Ice is a primary concern when fighting fires in frigid temperatures near or below zero degrees, according to Rhodes. Along with the challenges of ice, Rhodes said members must also take extra care of the fire apparatus during cold spells.

"This weather raises havoc with fire apparatus because all of our vehicles have fluid of some sort," he said, adding the fire engines have water and the ladder trucks have hydraulic fluid.

Three occupants were displaced following Tuesday's fire, said fire officials. It was unclear whether the American Red Cross was assisting the three adults with finding alternative housing.

The house sustained fire, smoke and water damage. The blaze extended from the first to the second floor of the residence. According to city assessment records, the house is owned by Sally Ann Moyer.

Rhodes would not comment on whether the blaze could have been connected to the freezing temperatures and the possible use of space heaters. He said the official cause of the fire is still under investigation.

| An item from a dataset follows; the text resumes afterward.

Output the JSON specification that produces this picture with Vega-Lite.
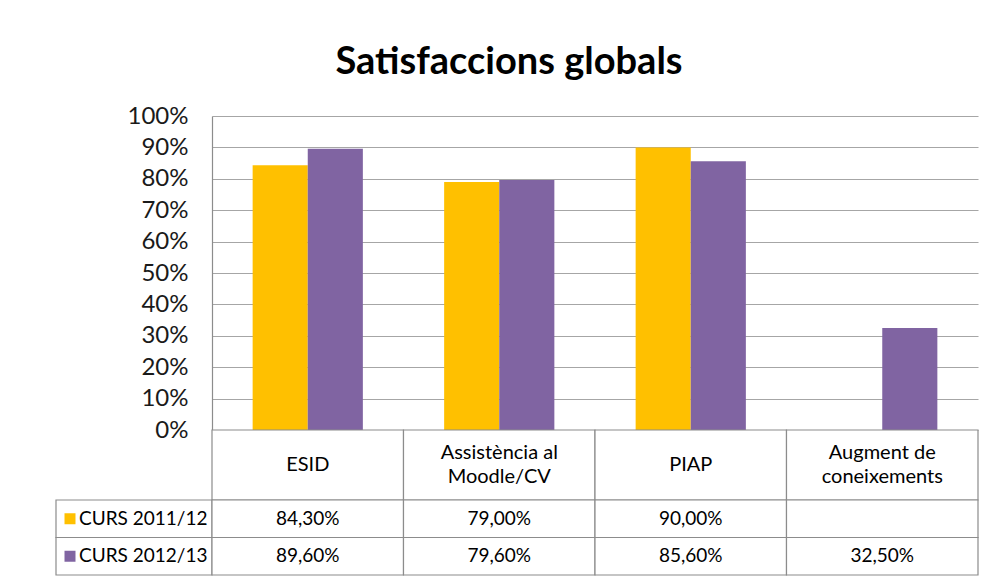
{
  "$schema": "https://vega.github.io/schema/vega-lite/v6.json",
  "background": "white",
  "padding": {"left": 55, "top": 44, "right": 15, "bottom": 5},
  "autosize": {"type": "pad"},
  "config": {
    "font": "Lato",
    "view": {"stroke": null},
    "locale": {"number": {"decimal": ",", "thousands": ".", "grouping": [3], "currency": ["", " €"]}}
  },
  "title": {"text": "Satisfaccions globals", "font": "Lato", "fontSize": 38, "fontWeight": "bold", "color": "black", "anchor": "middle", "offset": 22, "dx": -8},
  "datasets": {
    "d": [
      {"cat": "ESID", "curs": "CURS 2011/12", "val": 0.843},
      {"cat": "Assistència al\nMoodle/CV", "curs": "CURS 2011/12", "val": 0.79},
      {"cat": "PIAP", "curs": "CURS 2011/12", "val": 0.90},
      {"cat": "Augment de\nconeixements", "curs": "CURS 2011/12", "val": null},
      {"cat": "ESID", "curs": "CURS 2012/13", "val": 0.896},
      {"cat": "Assistència al\nMoodle/CV", "curs": "CURS 2012/13", "val": 0.796},
      {"cat": "PIAP", "curs": "CURS 2012/13", "val": 0.856},
      {"cat": "Augment de\nconeixements", "curs": "CURS 2012/13", "val": 0.325}
    ]
  },
  "columns": 2,
  "align": "each",
  "bounds": "flush",
  "spacing": 0,
  "resolve": {"scale": {"color": "shared"}},
  "concat": [
    {
      "width": 156, "height": 314,
      "data": {"values": []},
      "mark": {"type": "point", "opacity": 0},
      "encoding": {}
    },
    {
      "width": 766, "height": 314,
      "data": {"name": "d"},
      "mark": {"type": "bar"},
      "encoding": {
        "x": {"field": "cat", "type": "nominal", "sort": null, "scale": {"paddingInner": 0, "paddingOuter": 0}, "axis": null},
        "xOffset": {"field": "curs", "type": "nominal", "scale": {"paddingInner": 0, "paddingOuter": 0.7375}},
        "y": {"field": "val", "type": "quantitative", "scale": {"domain": [0, 1], "nice": false},
          "axis": {"title": null, "format": ".0%", "values": [0, 0.1, 0.2, 0.3, 0.4, 0.5, 0.6, 0.7, 0.8, 0.9, 1],
            "grid": true, "gridColor": "#a6a6a6", "gridWidth": 1.2, "domain": true, "domainColor": "#8c8c8c", "domainWidth": 1.2,
            "ticks": false, "tickSize": 0, "labelPadding": 24, "labelFontSize": 24, "labelColor": "#1a1a1a", "labelFont": "Lato"}},
        "color": {"field": "curs", "type": "nominal", "scale": {"domain": ["CURS 2011/12", "CURS 2012/13"], "range": ["#FFC000", "#8064A2"]}, "legend": null}
      }
    },
    {
      "width": 156, "height": 70,
      "data": {"values": []},
      "mark": {"type": "point", "opacity": 0},
      "encoding": {}
    },
    {
      "width": 766, "height": 70,
      "data": {"name": "d"},
      "transform": [{"filter": "datum.curs == 'CURS 2012/13'"}],
      "encoding": {
        "x": {"field": "cat", "type": "nominal", "sort": null, "scale": {"paddingInner": 0, "paddingOuter": 0}, "axis": null}
      },
      "layer": [
        {"mark": {"type": "rect", "fill": "white", "stroke": "#8c8c8c", "strokeWidth": 1.2}},
        {"transform": [{"filter": "indexof(datum.cat, '\\n') < 0"}],
         "mark": {"type": "text", "fontSize": 20, "baseline": "middle", "color": "black"},
         "encoding": {"text": {"field": "cat", "type": "nominal"}}},
        {"transform": [{"filter": "indexof(datum.cat, '\\n') >= 0"}],
         "mark": {"type": "text", "fontSize": 20, "lineBreak": "\n", "lineHeight": 24, "baseline": "middle", "dy": -12, "color": "black"},
         "encoding": {"text": {"field": "cat", "type": "nominal"}}}
      ]
    },
    {
      "width": 156, "height": 75,
      "data": {"name": "d"},
      "transform": [{"filter": "datum.cat == 'ESID'"}],
      "encoding": {
        "y": {"field": "curs", "type": "nominal", "scale": {"paddingInner": 0, "paddingOuter": 0}, "axis": null}
      },
      "layer": [
        {"mark": {"type": "rect", "fill": "white", "stroke": "#8c8c8c", "strokeWidth": 1.2}},
        {"mark": {"type": "point", "shape": "square", "size": 121, "filled": true, "opacity": 1, "xOffset": -64},
         "encoding": {"color": {"field": "curs", "type": "nominal", "legend": null}}},
        {"mark": {"type": "text", "fontSize": 19, "align": "left", "baseline": "middle", "dx": -55, "color": "black"},
         "encoding": {"text": {"field": "curs", "type": "nominal"}}}
      ]
    },
    {
      "width": 766, "height": 75,
      "data": {"name": "d"},
      "encoding": {
        "x": {"field": "cat", "type": "nominal", "sort": null, "scale": {"paddingInner": 0, "paddingOuter": 0}, "axis": null},
        "y": {"field": "curs", "type": "nominal", "scale": {"paddingInner": 0, "paddingOuter": 0}, "axis": null}
      },
      "layer": [
        {"mark": {"type": "rect", "fill": "white", "stroke": "#8c8c8c", "strokeWidth": 1.2}},
        {"transform": [{"filter": "datum.val != null"}],
         "mark": {"type": "text", "fontSize": 19, "baseline": "middle", "color": "black"},
         "encoding": {"text": {"field": "val", "type": "quantitative", "format": ".2%"}}}
      ]
    }
  ]
}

In a press release issued after the blaze, fire officials reminded residents using portable heaters during the extreme cold to utilize a listed or safety agency approved heater, to follow all safety precautions and instructions and to never leave the units operating unattended. They also stressed the importance of installing working smoke detectors, and the dangers of overloading electrical circuits.

The Nashua Fire Marshal's Office and the New Hampshire State Fire Marshal's Office are continuing to investigate the cause of the blaze.